EXERCISE REQUIREMENTS: Give back only the lines from the one that contains "Output the component" through the one that contains "2, maximumFractionDigits: 2", word for word and without images.

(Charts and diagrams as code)
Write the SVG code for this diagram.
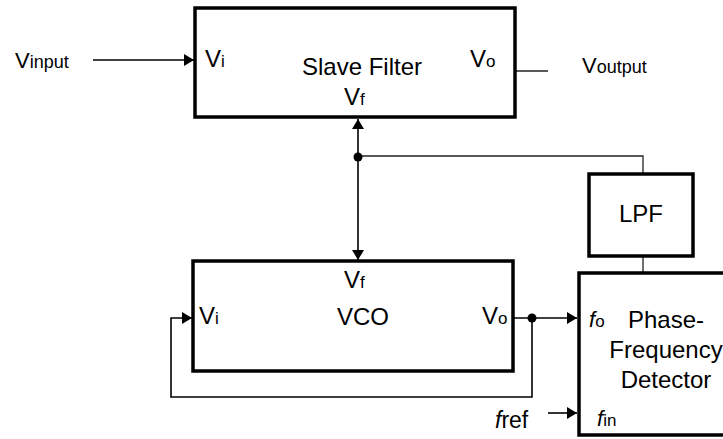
<svg xmlns="http://www.w3.org/2000/svg" width="723" height="439" viewBox="0 0 723 439">
<style>
  .box { fill: #fff; stroke: #000; stroke-width: 3.5; }
  .ln { fill: none; stroke: #000; stroke-width: 1.6; }
  .thin { fill: none; stroke: #222; stroke-width: 1.3; }
  text { font-family: "Liberation Sans", Arial, sans-serif; fill: #000; }
  .big { font-size: 24px; }
  .sub { font-size: 17px; }
  .it { font-style: italic; }
</style>
<defs>
  <marker id="ah" viewBox="0 0 10 12" refX="10" refY="6" markerWidth="10" markerHeight="12" markerUnits="userSpaceOnUse" orient="auto">
    <path d="M0,0 L10,6 L0,12 Z" fill="#000"/>
  </marker>
</defs>

<g id="connectors">
  <line class="ln" x1="93" y1="60" x2="194" y2="60" marker-end="url(#ah)"/>
  <line class="thin" x1="515" y1="71" x2="548" y2="71"/>
  <line class="ln" x1="358" y1="157" x2="358" y2="119" marker-end="url(#ah)"/>
  <line class="ln" x1="358" y1="157" x2="358" y2="260" marker-end="url(#ah)"/>
  <polyline class="thin" points="358,156 643,156 643,174"/>
  <line class="thin" x1="643" y1="256" x2="643" y2="273"/>
  <line class="ln" x1="514" y1="318" x2="577" y2="318" marker-end="url(#ah)"/>
  <polyline class="ln" points="532,318 532,397 171,397 171,318 192,318" marker-end="url(#ah)"/>
  <line class="ln" x1="548" y1="413" x2="577" y2="413" marker-end="url(#ah)"/>
  <circle cx="358" cy="157" r="4.5" fill="#000"/>
  <circle cx="532" cy="318" r="4.5" fill="#000"/>
</g>

<g id="vinput">
  <text x="15" y="68"><tspan class="big" style="font-size:22px">V</tspan><tspan class="sub" style="font-size:18px">input</tspan></text>
</g>

<g id="slave-filter">
  <rect class="box" x="195" y="8" width="320" height="109"/>
  <text x="205" y="67"><tspan class="big">V</tspan><tspan class="sub">i</tspan></text>
  <text class="big" x="362" y="75" text-anchor="middle">Slave Filter</text>
  <text x="470" y="67"><tspan class="big">V</tspan><tspan class="sub">o</tspan></text>
  <text x="344" y="105"><tspan class="big">V</tspan><tspan class="sub">f</tspan></text>
</g>

<g id="voutput">
  <text x="582" y="73"><tspan class="big" style="font-size:22px">V</tspan><tspan class="sub" style="font-size:18px">output</tspan></text>
</g>

<g id="lpf">
  <rect class="box" x="589" y="174" width="104" height="82"/>
  <text class="big" x="641" y="222" text-anchor="middle">LPF</text>
</g>

<g id="vco">
  <rect class="box" x="193" y="261" width="320" height="110"/>
  <text x="344" y="288"><tspan class="big">V</tspan><tspan class="sub">f</tspan></text>
  <text class="big" x="363" y="325" text-anchor="middle">VCO</text>
  <text x="199" y="324"><tspan class="big">V</tspan><tspan class="sub">i</tspan></text>
  <text x="482" y="324"><tspan class="big">V</tspan><tspan class="sub">o</tspan></text>
</g>

<g id="pfd">
  <rect class="box" x="579" y="273" width="160" height="162"/>
  <text x="589" y="327"><tspan class="big it" style="font-size:22px">f</tspan><tspan class="sub">o</tspan></text>
  <text class="big" x="666" y="328" text-anchor="middle">Phase-</text>
  <text class="big" x="666" y="358" text-anchor="middle">Frequency</text>
  <text class="big" x="666" y="388" text-anchor="middle">Detector</text>
  <text x="597" y="426"><tspan class="big it" style="font-size:22px">f</tspan><tspan class="sub">in</tspan></text>
</g>

<g id="fref">
  <text x="495" y="428" style="font-size:23px"><tspan class="it">f</tspan>ref</text>
</g>
</svg>
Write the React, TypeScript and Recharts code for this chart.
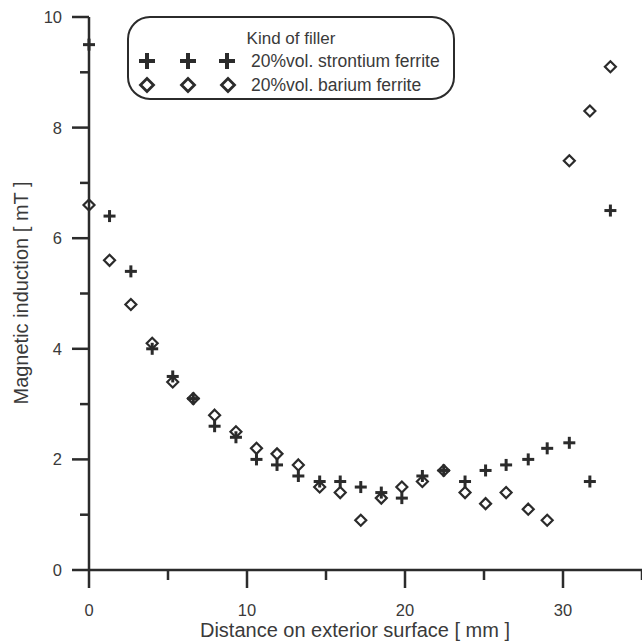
import React from 'react';
import { ScatterChart, Scatter, XAxis, YAxis } from 'recharts';

const distance = [0, 1.3, 2.65, 4.0, 5.3, 6.6, 7.95, 9.3, 10.6, 11.9, 13.25, 14.6, 15.9, 17.2, 18.5, 19.8, 21.1, 22.45, 23.8, 25.1, 26.4, 27.8, 29.0, 30.4, 31.7, 33.0];
const strontium = [9.5, 6.4, 5.4, 4.0, 3.5, 3.1, 2.6, 2.4, 2.0, 1.9, 1.7, 1.6, 1.6, 1.5, 1.4, 1.3, 1.7, 1.8, 1.6, 1.8, 1.9, 2.0, 2.2, 2.3, 1.6, 6.5];
const barium = [6.6, 5.6, 4.8, 4.1, 3.4, 3.1, 2.8, 2.5, 2.2, 2.1, 1.9, 1.5, 1.4, 0.9, 1.3, 1.5, 1.6, 1.8, 1.4, 1.2, 1.4, 1.1, 0.9, 7.4, 8.3, 9.1];

const xTicks = [0, 5, 10, 15, 20, 25, 30, 35];
const xLabeled = [0, 10, 20, 30];
const yTicks = [0, 1, 2, 3, 4, 5, 6, 7, 8, 9, 10];
const yLabeled = [0, 2, 4, 6, 8, 10];

const legendTitle = 'Kind of filler';
const seriesNames = ['20%vol. strontium ferrite', '20%vol. barium ferrite'];
const xTitle = 'Distance on exterior surface [ mm ]';
const yTitle = 'Magnetic induction [ mT ]';

const strontiumData = distance.map((d, i) => ({ x: d, y: strontium[i] }));
const bariumData = distance.map((d, i) => ({ x: d, y: barium[i] }));
const xTickMarks = xTicks.map((v) => ({ x: v, y: 0, major: xLabeled.includes(v) }));
const yTickMarks = yTicks.map((v) => ({ x: 0, y: v, major: yLabeled.includes(v) }));

const INK = '#2b2b2b';
const TEXT = '#3a3a3a';
const FONT = '"Liberation Sans", Arial, Helvetica, sans-serif';

const Plus = ({ cx, cy, size = 6, sw = 3 }: any) => (
  <g>
    <rect x={cx - size} y={cy - sw / 2} width={size * 2} height={sw} fill={INK} />
    <rect x={cx - sw / 2} y={cy - size} width={sw} height={size * 2} fill={INK} />
  </g>
);

const Diamond = ({ cx, cy, size = 5.5, sw = 2.2 }: any) => (
  <polygon
    points={`${cx},${cy - size} ${cx + size},${cy} ${cx},${cy + size} ${cx - size},${cy}`}
    fill="none"
    stroke={INK}
    strokeWidth={sw}
  />
);

const XTickMark = (p: any) => {
  const len = p.payload && p.payload.major ? 18 : 10;
  return <rect x={p.cx - 1.25} y={p.cy} width={2.5} height={len} fill={INK} />;
};

const YTickMark = (p: any) => {
  const len = p.payload && p.payload.major ? 17 : 9;
  return <rect x={p.cx - len} y={p.cy - 1.25} width={len} height={2.5} fill={INK} />;
};

const XTick = (props: any) => {
  const x = Number(props.x);
  const y = Number(props.y);
  const v = props.payload.value;
  return xLabeled.includes(v) ? (
    <text x={x} y={y + 46} textAnchor="middle" fontSize={16.5} fill={TEXT} stroke="none" fontFamily={FONT}>
      {v}
    </text>
  ) : (
    <g />
  );
};

const YTick = (props: any) => {
  const x = Number(props.x);
  const y = Number(props.y);
  const v = props.payload.value;
  return yLabeled.includes(v) ? (
    <text x={x - 27} y={y + 6} textAnchor="end" fontSize={16.5} fill={TEXT} stroke="none" fontFamily={FONT}>
      {v}
    </text>
  ) : (
    <g />
  );
};

const LegendBox = () => (
  <svg width={470} height={110} style={{ position: 'absolute', left: 0, top: 0, pointerEvents: 'none' }}>
    <rect x={128} y={17} width={326} height={82} rx={22} ry={22} fill="white" stroke={INK} strokeWidth={2} />
    <text x={291} y={44} textAnchor="middle" fontSize={17} fill={TEXT} fontFamily={FONT}>{legendTitle}</text>
    {[147, 188, 227].map((cx) => (
      <Plus key={'p' + cx} cx={cx} cy={61} size={8} sw={4} />
    ))}
    {[147, 188, 228].map((cx) => (
      <Diamond key={'d' + cx} cx={cx} cy={85} size={6.5} sw={2.8} />
    ))}
    <text x={251} y={67} fontSize={17.5} fill={TEXT} fontFamily={FONT}>{seriesNames[0]}</text>
    <text x={251} y={91} fontSize={17.5} fill={TEXT} fontFamily={FONT}>{seriesNames[1]}</text>
  </svg>
);

export default function App() {
  return (
    <div style={{ position: 'absolute', left: 0, top: 0, width: 642, height: 642, background: 'white' }}>
      <ScatterChart width={642} height={642} margin={{ top: 17, right: 0, bottom: 0, left: 0 }}>
        <XAxis
          type="number"
          dataKey="x"
          domain={[0, 35]}
          ticks={xTicks}
          interval={0}
          height={72}
          tickSize={0}
          tickMargin={0}
          tickLine={false}
          stroke={INK}
          strokeWidth={2.5}
          tick={<XTick />}
        />
        <YAxis
          type="number"
          dataKey="y"
          domain={[0, 10]}
          ticks={yTicks}
          interval={0}
          width={89}
          tickSize={0}
          tickMargin={0}
          tickLine={false}
          stroke={INK}
          strokeWidth={2.5}
          tick={<YTick />}
        />
        <Scatter data={xTickMarks} isAnimationActive={false} legendType="none" shape={(p: any) => <XTickMark {...p} />} />
        <Scatter data={yTickMarks} isAnimationActive={false} legendType="none" shape={(p: any) => <YTickMark {...p} />} />
        <Scatter name={seriesNames[1]} data={bariumData} isAnimationActive={false} shape={(p: any) => <Diamond cx={p.cx} cy={p.cy} />} />
        <Scatter name={seriesNames[0]} data={strontiumData} isAnimationActive={false} shape={(p: any) => <Plus cx={p.cx} cy={p.cy} />} />
        <text x={355} y={637} textAnchor="middle" fontSize={20} fill={TEXT} fontFamily={FONT}>{xTitle}</text>
        <text x={28} y={293} transform="rotate(-90 28 293)" textAnchor="middle" fontSize={20} fill={TEXT} fontFamily={FONT}>{yTitle}</text>
      </ScatterChart>
      <LegendBox />
    </div>
  );
}
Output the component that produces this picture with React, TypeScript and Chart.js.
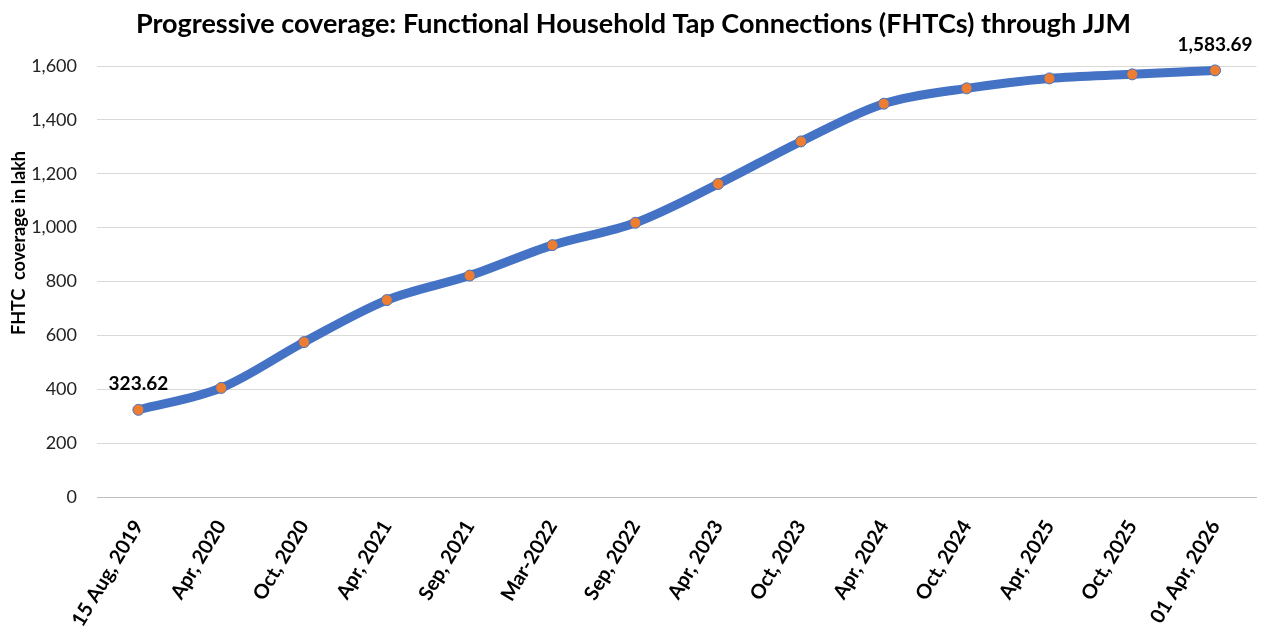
import React, { useEffect, useRef } from "react";
import { Chart, registerables } from "chart.js";

Chart.register(...registerables);

const categories: string[] = [
  "15 Aug, 2019",
  "Apr, 2020",
  "Oct, 2020",
  "Apr, 2021",
  "Sep, 2021",
  "Mar-2022",
  "Sep, 2022",
  "Apr, 2023",
  "Oct, 2023",
  "Apr, 2024",
  "Oct, 2024",
  "Apr, 2025",
  "Oct, 2025",
  "01 Apr, 2026",
];

const fhtcLakh: number[] = [
  323.62, 405, 575, 731, 822, 935, 1018, 1162, 1320, 1460, 1517, 1554, 1569, 1583.69,
];

const labelledIndices: number[] = [0, 13];

const chartTitle =
  "Progressive coverage: Functional Household Tap Connections (FHTCs) through JJM";
const yAxisTitle = "FHTC  coverage in lakh";

const FONT = "Lato, 'Open Sans', sans-serif";

const fmt = (v: number) =>
  v.toLocaleString("en-US", { minimumFractionDigits: 2, maximumFractionDigits: 2 });

const dataLabelPlugin = {
  id: "endLabels",
  afterDatasetsDraw(chart: any) {
    const meta = chart.getDatasetMeta(0);
    const ctx = chart.ctx;
    ctx.save();
    ctx.font = `bold 19px ${FONT}`;
    ctx.fillStyle = "#000";
    ctx.textAlign = "center";
    ctx.textBaseline = "bottom";
    labelledIndices.forEach((i) => {
      const pt = meta.data[i];
      if (!pt) return;
      ctx.fillText(fmt(fhtcLakh[i]), pt.x, pt.y - 16);
    });
    ctx.restore();
  },
};

const yTitlePlugin = {
  id: "yTitle",
  afterDraw(chart: any) {
    const ctx = chart.ctx;
    ctx.save();
    ctx.translate(11, 235);
    ctx.rotate(-Math.PI / 2);
    ctx.font = `bold 18px ${FONT}`;
    ctx.fillStyle = "#000";
    ctx.textAlign = "center";
    ctx.textBaseline = "middle";
    ctx.fillText(yAxisTitle, 0, 0);
    ctx.restore();
  },
};

export default function App() {
  const ref = useRef<HTMLCanvasElement | null>(null);

  useEffect(() => {
    if (!ref.current) return;
    const chart = new Chart(ref.current, {
      type: "line",
      data: {
        labels: categories,
        datasets: [
          {
            data: fhtcLakh,
            borderColor: "#4472C4",
            borderWidth: 9,
            cubicInterpolationMode: "monotone",
            pointRadius: 5.5,
            pointBackgroundColor: "#ED7D31",
            pointBorderColor: "#4472C4",
            pointBorderWidth: 1,
            fill: false,
            clip: false as any,
          },
        ],
      },
      options: {
        animation: false,
        responsive: false,
        maintainAspectRatio: false,
        layout: { padding: { left: 0, right: 4, top: 0, bottom: 0 } },
        plugins: {
          legend: { display: false },
          tooltip: { enabled: false },
          title: {
            display: true,
            text: chartTitle,
            color: "#000",
            font: { family: FONT, size: 27, weight: "bold" },
            padding: { top: 0, bottom: 25.6 },
          },
        },
        scales: {
          x: {
            offset: true,
            grid: { display: false, drawTicks: false },
            border: { display: true, color: "#BFBFBF", width: 1 },
            ticks: {
              autoSkip: false,
              minRotation: 59,
              maxRotation: 59,
              padding: 19,
              labelOffset: 0,
              color: "#000",
              font: { family: FONT, size: 20, weight: "bold" },
            },
            afterFit: (scale: any) => {
              scale.height = 131;
            },
          },
          y: {
            min: 0,
            max: 1600,
            ticks: {
              stepSize: 200,
              padding: 20,
              color: "#222",
              font: { family: FONT, size: 18 },
              callback: (v: any) => Number(v).toLocaleString("en-US"),
            },
            grid: { color: "#D9D9D9", lineWidth: 1, drawTicks: false },
            border: { display: false },
            title: { display: false },
            afterFit: (scale: any) => {
              scale.width = 89;
            },
          },
        },
      },
      plugins: [dataLabelPlugin, yTitlePlugin],
    });
    return () => chart.destroy();
  }, []);

  return (
    <div style={{ width: 1255, height: 620 }}>
      <canvas ref={ref} width={1255} height={620} style={{ display: "block" }} />
    </div>
  );
}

RESULT OF THE EXERCISE:
Output the component that produces this picture with React, TypeScript and Chart.js.
import React, { useEffect, useRef } from "react";
import { Chart, registerables } from "chart.js";

Chart.register(...registerables);

const categories: string[] = [
  "15 Aug, 2019",
  "Apr, 2020",
  "Oct, 2020",
  "Apr, 2021",
  "Sep, 2021",
  "Mar-2022",
  "Sep, 2022",
  "Apr, 2023",
  "Oct, 2023",
  "Apr, 2024",
  "Oct, 2024",
  "Apr, 2025",
  "Oct, 2025",
  "01 Apr, 2026",
];

const fhtcLakh: number[] = [
  323.62, 405, 575, 731, 822, 935, 1018, 1162, 1320, 1460, 1517, 1554, 1569, 1583.69,
];

const labelledIndices: number[] = [0, 13];

const chartTitle =
  "Progressive coverage: Functional Household Tap Connections (FHTCs) through JJM";
const yAxisTitle = "FHTC  coverage in lakh";

const FONT = "Lato, 'Open Sans', sans-serif";

const fmt = (v: number) =>
  v.toLocaleString("en-US", { minimumFractionDigits: 2, maximumFractionDigits: 2 });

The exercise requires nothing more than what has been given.